_YOUR GOAL_. The listing below begins with the first line you should copy; stop after the line containing "return (308 - y) / PH", and drop every picture.

_RECORDS_.
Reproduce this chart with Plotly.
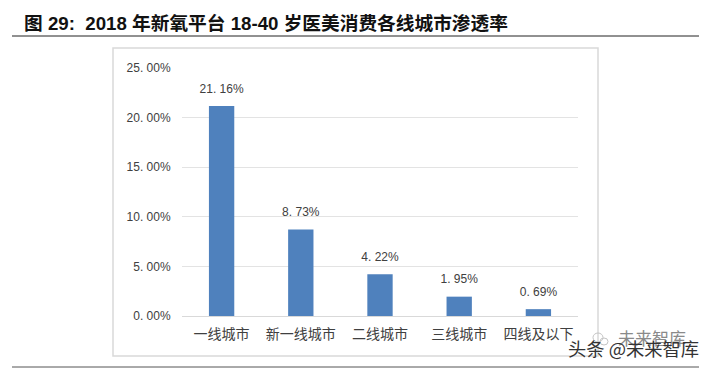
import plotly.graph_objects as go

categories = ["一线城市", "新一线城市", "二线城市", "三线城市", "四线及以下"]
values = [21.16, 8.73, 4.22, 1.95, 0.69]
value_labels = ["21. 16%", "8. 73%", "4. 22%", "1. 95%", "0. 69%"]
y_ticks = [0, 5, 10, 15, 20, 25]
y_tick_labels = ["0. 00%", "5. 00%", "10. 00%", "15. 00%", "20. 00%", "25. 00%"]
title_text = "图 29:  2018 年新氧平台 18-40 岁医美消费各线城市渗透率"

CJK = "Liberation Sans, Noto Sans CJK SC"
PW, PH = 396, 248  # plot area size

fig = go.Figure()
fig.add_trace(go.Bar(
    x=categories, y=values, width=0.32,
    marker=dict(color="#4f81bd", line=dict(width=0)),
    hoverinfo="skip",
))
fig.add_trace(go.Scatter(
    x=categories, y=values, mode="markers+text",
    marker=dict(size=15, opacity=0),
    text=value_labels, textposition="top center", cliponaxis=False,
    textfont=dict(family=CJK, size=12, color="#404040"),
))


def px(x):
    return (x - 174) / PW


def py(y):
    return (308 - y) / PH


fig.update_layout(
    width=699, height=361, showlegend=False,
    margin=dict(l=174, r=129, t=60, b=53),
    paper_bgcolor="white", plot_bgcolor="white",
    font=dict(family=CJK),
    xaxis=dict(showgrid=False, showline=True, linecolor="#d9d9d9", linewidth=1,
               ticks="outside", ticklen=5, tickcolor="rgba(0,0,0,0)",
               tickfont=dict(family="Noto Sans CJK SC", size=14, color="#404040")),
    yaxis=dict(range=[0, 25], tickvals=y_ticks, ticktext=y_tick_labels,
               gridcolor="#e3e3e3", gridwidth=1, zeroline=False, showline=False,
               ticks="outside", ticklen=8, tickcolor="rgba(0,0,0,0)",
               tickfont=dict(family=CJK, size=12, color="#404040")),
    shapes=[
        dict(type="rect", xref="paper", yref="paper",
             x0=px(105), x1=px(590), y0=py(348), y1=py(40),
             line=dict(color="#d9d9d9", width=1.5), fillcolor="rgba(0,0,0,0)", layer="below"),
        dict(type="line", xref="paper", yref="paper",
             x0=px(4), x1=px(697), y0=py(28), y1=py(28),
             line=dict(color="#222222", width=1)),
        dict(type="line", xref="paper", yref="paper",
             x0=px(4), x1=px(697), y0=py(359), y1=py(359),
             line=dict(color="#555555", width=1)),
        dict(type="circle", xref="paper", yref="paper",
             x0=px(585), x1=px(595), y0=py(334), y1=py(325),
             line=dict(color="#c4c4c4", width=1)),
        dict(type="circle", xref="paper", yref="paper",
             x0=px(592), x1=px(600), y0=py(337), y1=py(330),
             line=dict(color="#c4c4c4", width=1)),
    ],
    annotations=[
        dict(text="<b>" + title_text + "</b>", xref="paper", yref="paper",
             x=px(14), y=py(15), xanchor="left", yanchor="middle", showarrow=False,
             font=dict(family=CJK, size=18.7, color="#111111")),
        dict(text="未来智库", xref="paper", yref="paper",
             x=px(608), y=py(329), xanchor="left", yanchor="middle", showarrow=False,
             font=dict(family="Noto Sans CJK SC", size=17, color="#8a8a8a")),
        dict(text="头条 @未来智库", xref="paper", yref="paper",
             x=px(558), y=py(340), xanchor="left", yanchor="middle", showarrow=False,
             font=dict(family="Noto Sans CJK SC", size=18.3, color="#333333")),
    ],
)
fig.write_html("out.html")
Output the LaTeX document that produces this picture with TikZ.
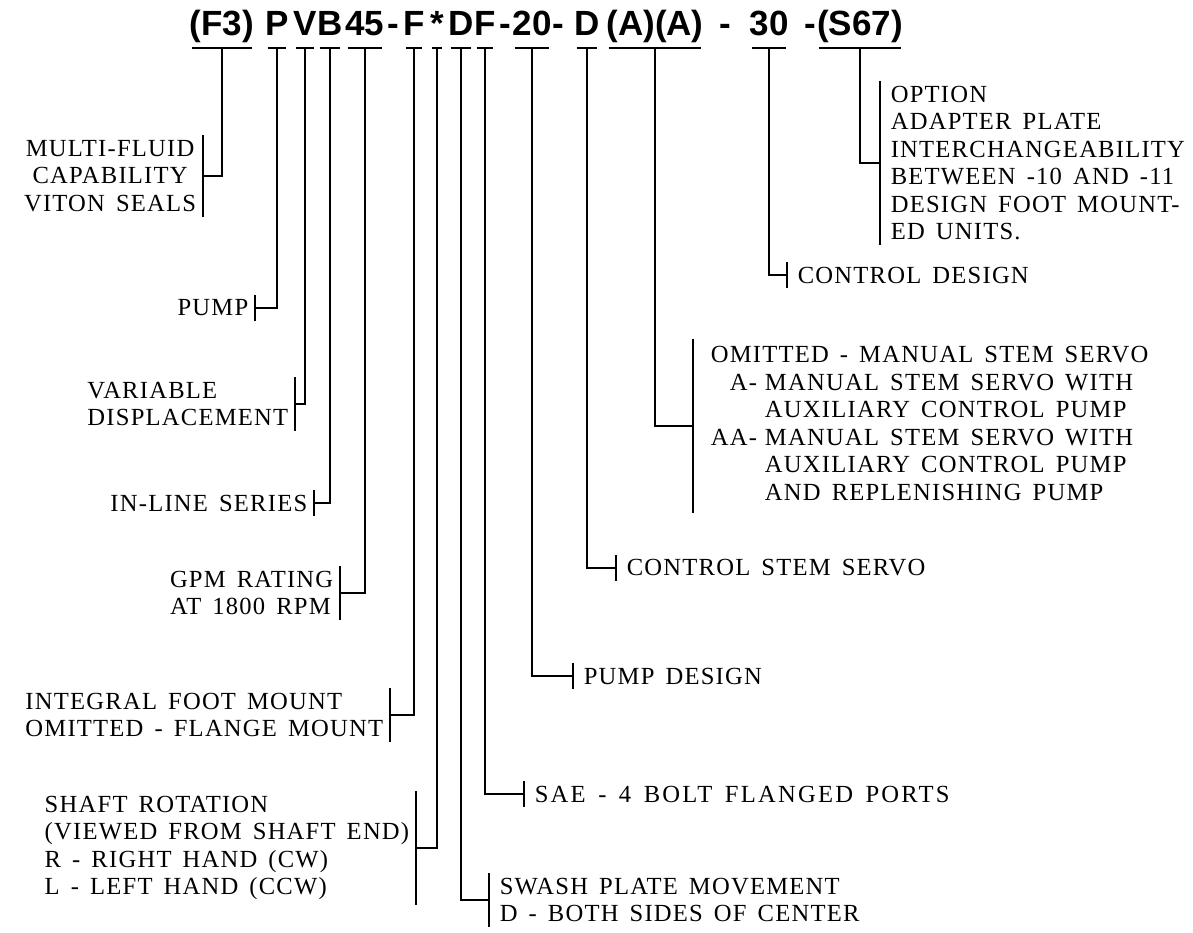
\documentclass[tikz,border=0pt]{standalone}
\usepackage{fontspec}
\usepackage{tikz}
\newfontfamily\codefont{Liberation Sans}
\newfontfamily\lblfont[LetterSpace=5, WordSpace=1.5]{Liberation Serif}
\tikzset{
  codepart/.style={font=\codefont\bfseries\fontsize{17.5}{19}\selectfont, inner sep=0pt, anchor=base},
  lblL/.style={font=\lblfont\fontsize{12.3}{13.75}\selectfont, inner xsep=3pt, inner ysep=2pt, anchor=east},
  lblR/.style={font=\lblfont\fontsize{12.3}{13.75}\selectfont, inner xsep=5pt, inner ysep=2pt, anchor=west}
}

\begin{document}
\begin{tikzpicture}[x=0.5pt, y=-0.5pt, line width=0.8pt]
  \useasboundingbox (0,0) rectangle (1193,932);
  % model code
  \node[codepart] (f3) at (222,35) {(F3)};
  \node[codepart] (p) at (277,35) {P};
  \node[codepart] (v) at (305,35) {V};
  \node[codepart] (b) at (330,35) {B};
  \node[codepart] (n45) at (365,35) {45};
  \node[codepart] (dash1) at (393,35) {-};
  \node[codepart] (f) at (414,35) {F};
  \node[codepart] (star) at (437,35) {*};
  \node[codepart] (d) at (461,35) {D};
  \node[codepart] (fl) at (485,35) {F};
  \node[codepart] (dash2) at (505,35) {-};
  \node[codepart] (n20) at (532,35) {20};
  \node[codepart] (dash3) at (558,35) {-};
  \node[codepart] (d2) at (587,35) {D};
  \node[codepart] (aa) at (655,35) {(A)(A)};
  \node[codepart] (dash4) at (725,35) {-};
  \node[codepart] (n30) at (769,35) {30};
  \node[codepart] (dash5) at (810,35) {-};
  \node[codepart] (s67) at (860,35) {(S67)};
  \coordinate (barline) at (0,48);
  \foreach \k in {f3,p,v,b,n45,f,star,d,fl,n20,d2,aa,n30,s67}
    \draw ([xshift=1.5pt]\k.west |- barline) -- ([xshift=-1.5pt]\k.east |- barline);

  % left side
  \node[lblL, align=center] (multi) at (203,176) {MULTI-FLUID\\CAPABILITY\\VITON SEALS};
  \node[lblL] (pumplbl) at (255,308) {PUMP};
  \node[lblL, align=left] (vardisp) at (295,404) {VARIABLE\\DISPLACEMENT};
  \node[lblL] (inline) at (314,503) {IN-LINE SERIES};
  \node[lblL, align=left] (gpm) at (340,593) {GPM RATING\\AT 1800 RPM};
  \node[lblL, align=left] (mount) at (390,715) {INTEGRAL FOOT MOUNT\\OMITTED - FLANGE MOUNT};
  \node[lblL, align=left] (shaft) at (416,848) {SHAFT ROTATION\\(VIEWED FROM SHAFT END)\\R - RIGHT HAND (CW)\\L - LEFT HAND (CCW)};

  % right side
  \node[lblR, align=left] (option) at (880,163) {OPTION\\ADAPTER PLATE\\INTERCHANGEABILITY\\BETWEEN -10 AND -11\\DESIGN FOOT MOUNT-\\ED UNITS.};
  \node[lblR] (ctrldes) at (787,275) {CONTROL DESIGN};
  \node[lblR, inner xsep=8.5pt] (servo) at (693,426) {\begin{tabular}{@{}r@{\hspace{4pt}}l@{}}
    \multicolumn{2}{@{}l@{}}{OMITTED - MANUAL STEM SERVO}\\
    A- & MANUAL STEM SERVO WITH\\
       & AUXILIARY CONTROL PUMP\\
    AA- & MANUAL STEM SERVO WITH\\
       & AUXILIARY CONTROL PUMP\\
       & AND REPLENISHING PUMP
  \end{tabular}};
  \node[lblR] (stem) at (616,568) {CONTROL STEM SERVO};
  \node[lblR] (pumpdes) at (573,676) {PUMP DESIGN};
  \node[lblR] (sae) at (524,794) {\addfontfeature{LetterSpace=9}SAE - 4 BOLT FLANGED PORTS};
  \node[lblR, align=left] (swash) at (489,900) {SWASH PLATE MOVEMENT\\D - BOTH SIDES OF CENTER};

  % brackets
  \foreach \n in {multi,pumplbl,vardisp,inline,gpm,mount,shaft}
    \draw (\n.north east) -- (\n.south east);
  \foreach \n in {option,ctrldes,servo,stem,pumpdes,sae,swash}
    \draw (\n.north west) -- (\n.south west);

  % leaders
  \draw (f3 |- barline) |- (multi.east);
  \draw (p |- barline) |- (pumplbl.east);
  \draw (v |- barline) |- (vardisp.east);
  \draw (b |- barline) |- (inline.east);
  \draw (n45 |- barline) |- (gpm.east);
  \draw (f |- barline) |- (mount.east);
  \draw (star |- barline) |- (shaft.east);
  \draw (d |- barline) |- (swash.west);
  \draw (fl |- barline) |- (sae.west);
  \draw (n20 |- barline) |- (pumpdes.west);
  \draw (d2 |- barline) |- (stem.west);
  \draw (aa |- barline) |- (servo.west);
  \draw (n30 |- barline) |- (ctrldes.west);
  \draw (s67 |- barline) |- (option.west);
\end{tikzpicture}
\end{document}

_TASK RESPONSE_.
Reproduce this chart with Plotly.
import plotly.graph_objects as go

categories = ["一线城市", "新一线城市", "二线城市", "三线城市", "四线及以下"]
values = [21.16, 8.73, 4.22, 1.95, 0.69]
value_labels = ["21. 16%", "8. 73%", "4. 22%", "1. 95%", "0. 69%"]
y_ticks = [0, 5, 10, 15, 20, 25]
y_tick_labels = ["0. 00%", "5. 00%", "10. 00%", "15. 00%", "20. 00%", "25. 00%"]
title_text = "图 29:  2018 年新氧平台 18-40 岁医美消费各线城市渗透率"

CJK = "Liberation Sans, Noto Sans CJK SC"
PW, PH = 396, 248  # plot area size

fig = go.Figure()
fig.add_trace(go.Bar(
    x=categories, y=values, width=0.32,
    marker=dict(color="#4f81bd", line=dict(width=0)),
    hoverinfo="skip",
))
fig.add_trace(go.Scatter(
    x=categories, y=values, mode="markers+text",
    marker=dict(size=15, opacity=0),
    text=value_labels, textposition="top center", cliponaxis=False,
    textfont=dict(family=CJK, size=12, color="#404040"),
))


def px(x):
    return (x - 174) / PW


def py(y):
    return (308 - y) / PH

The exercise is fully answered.